British household confidence took a knock following voters’ decision to leave the European Union but businesses were more circumspect, according to surveys that offer an early glimpse of the impact on sentiment by last month’s surprise referendum result.
A gauge of household finances published Wednesday by data firm IHS Markit Ltd. worsened in July. Separately, the Bank of England said its network of regional agents reported a marked increase in perceptions of uncertainty among businesses, with some saying they were reconsidering investment and hiring plans for the year ahead. Exporters, however, welcomed the falling pound, which makes British goods and services more competitive on world markets.
Yet there were hopeful signs. Firms said they don’t intend to cut spending and investment in the near-term, although they said they may reconsider their longer-term hiring and investment plans.
The surveys offer potential clues as to the health of the U.K. economy, but firm data for the post-referendum period won’t be available until the fall. Britons voted 52% to 48% to leave the EU in a vote June 23, a decision economists say will likely weigh on the economy this year and next. Yet they are divided over how large any slowdown will be, or how durable.
Separately, official data Wednesday showed the British labor market continued to strengthen in the run-up to the referendum. The Office for National Statistics said the number of people out of work in the U.K. fell by 54,000 between March and May, pushing the average jobless rate over the three months to 4.9%, from 5% the previous three months. The unemployment rate was last lower in 2005.
Treasury chief Philip Hammond said the data are proof that “the fundamentals of the British economy are strong.”
Mr. Hammond was appointed last week after Theresa May became leader of the Conservative Party and the country’s new prime minister. He said on Tuesday the government will set out fresh tax and spending plans in a regular financial statement toward the end of the year. He has already said the government will abandon its pre-referendum goal of eliminating the U.K.’s budget deficit by 2020.
The Bank of England, meanwhile, has signaled it will cut its benchmark interest rate from 0.5% in August as a part of a package of stimulus measures to support the economy following the Brexit vote.

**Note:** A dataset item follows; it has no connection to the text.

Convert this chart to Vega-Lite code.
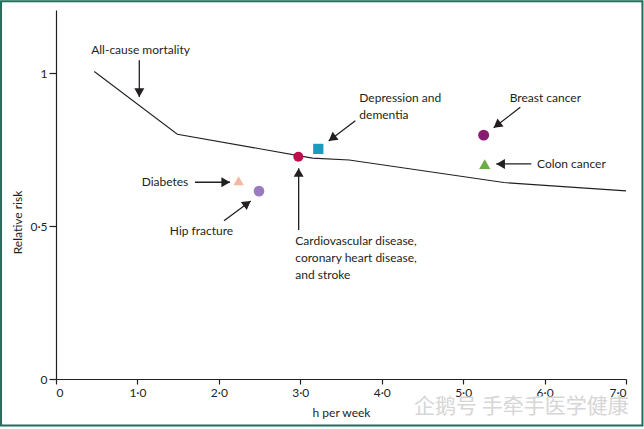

IHS Markit said Wednesday a monthly gauge of households’ financial health deteriorated in July immediately after the vote. Consumers were the gloomiest about the outlook for their own personal finances for two and half a years, Markit said, reflecting concerns over jobs and the prospect of rising prices.
In a regular monthly report, the BOE said businesses were “shocked” by the referendum result and were pausing to take stock. Many firms told the BOE’s representatives that they intend to conduct strategic reviews of their operations in light of the result.
The International Monetary Fund on Tuesday trimmed its forecasts for the U.K. and the global economy following the Brexit vote. The IMF cut its growth forecast for Britain to 1.7% this year from 1.9% previously, and its 2017 forecast to 1.3% from 2.2%. Others expect a much more pronounced slowdown: Economists at UBS Group AG predict growth of 1.3% in 2016 and just 0.5% in 2017.
The FTSE 100 index of U.K.-listed stocks has gained around 10% since the day after the vote, while the more domestically-focused FTSE 250 index has risen 6%. Sterling, however, is down 11% against the dollar.